** start **

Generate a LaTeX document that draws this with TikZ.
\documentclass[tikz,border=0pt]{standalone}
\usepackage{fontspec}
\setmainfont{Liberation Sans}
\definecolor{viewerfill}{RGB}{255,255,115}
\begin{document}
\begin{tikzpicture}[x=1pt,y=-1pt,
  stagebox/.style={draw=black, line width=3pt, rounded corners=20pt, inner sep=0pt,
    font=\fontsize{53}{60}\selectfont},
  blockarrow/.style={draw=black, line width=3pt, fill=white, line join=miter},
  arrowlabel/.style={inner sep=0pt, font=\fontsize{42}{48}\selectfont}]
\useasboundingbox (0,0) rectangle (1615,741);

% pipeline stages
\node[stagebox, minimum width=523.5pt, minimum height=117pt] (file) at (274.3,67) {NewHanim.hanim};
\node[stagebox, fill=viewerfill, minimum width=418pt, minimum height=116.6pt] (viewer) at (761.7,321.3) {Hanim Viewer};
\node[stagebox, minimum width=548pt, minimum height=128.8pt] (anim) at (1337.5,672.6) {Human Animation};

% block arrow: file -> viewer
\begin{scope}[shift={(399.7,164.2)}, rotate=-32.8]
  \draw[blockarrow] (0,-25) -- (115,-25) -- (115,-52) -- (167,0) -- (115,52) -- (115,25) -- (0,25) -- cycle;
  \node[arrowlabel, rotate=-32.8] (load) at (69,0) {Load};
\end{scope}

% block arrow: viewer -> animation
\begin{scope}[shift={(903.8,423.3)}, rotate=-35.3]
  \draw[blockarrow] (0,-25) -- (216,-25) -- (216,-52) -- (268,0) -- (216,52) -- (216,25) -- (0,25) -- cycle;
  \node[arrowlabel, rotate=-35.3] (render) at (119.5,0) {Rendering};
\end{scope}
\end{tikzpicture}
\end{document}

** end **
** start **

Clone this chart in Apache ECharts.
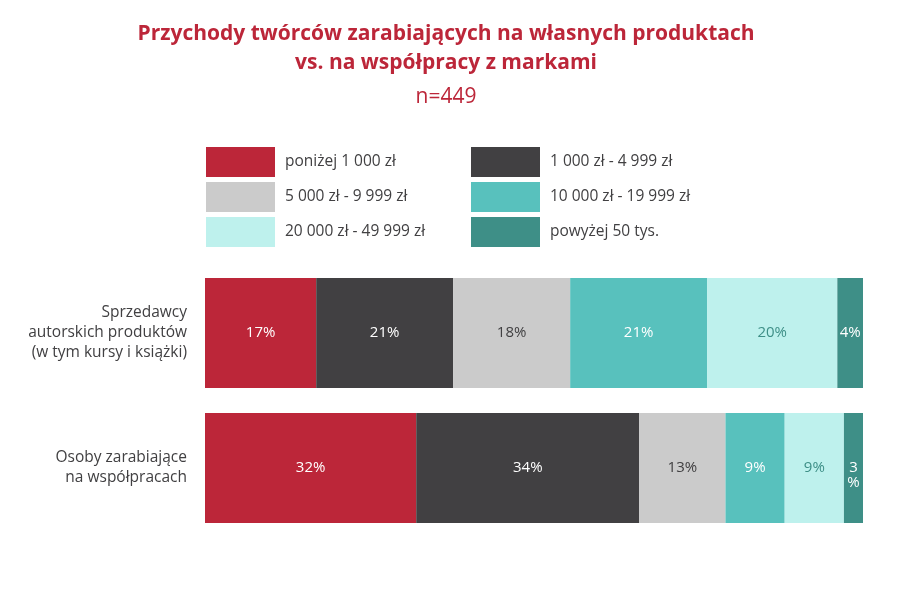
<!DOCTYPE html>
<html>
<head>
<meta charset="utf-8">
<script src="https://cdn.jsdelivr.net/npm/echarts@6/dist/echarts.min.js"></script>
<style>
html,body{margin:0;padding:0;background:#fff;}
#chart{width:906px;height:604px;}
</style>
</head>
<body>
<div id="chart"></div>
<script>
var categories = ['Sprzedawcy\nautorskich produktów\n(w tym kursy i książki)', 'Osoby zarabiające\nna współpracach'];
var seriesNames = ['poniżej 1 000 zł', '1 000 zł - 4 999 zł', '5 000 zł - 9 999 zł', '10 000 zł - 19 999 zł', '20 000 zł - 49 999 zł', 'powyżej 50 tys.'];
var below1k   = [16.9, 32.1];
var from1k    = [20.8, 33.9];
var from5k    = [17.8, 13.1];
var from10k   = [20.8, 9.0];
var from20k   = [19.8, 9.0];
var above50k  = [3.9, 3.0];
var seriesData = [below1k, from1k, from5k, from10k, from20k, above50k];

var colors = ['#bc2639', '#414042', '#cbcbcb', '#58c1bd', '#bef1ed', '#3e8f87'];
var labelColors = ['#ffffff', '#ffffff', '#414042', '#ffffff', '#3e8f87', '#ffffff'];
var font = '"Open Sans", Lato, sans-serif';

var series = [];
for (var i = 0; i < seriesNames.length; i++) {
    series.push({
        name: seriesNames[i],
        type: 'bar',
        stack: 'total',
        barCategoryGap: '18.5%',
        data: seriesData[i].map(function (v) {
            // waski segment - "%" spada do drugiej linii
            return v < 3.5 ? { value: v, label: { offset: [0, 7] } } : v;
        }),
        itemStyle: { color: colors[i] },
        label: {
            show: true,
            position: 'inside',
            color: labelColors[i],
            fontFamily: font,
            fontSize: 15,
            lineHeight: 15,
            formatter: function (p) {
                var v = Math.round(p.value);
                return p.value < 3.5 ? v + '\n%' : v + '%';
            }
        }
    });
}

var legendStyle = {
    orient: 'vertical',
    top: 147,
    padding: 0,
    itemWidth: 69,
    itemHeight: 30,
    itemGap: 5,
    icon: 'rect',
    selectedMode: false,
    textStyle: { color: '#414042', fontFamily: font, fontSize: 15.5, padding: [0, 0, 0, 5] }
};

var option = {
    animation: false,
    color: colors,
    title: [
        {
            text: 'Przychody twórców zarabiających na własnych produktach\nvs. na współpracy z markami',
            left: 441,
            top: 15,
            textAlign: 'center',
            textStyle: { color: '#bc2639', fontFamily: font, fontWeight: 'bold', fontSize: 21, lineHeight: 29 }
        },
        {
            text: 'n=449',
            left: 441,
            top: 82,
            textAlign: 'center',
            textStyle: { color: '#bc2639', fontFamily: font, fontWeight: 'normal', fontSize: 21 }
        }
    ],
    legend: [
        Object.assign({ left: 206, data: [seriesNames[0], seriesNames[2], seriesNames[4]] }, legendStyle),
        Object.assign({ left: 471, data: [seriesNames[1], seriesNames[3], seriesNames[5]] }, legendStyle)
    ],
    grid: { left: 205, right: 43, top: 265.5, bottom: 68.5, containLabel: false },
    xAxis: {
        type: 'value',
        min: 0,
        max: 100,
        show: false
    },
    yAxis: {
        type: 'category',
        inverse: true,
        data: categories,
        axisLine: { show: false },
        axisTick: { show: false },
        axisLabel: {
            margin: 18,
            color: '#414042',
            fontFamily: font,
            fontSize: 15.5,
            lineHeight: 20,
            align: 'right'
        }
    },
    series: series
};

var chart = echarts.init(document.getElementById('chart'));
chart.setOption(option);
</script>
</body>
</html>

** end **

### DO THIS:
Within the listing above, the range opens at the line with "Generate a LaTeX" and closes at the line with "(0,0) rectangle (1615,741);". Reproduce exactly the lines of that range, including both ends.

### SOLUTION TO THE PROBLEM:
Generate a LaTeX document that draws this with TikZ.
\documentclass[tikz,border=0pt]{standalone}
\usepackage{fontspec}
\setmainfont{Liberation Sans}
\definecolor{viewerfill}{RGB}{255,255,115}
\begin{document}
\begin{tikzpicture}[x=1pt,y=-1pt,
  stagebox/.style={draw=black, line width=3pt, rounded corners=20pt, inner sep=0pt,
    font=\fontsize{53}{60}\selectfont},
  blockarrow/.style={draw=black, line width=3pt, fill=white, line join=miter},
  arrowlabel/.style={inner sep=0pt, font=\fontsize{42}{48}\selectfont}]
\useasboundingbox (0,0) rectangle (1615,741);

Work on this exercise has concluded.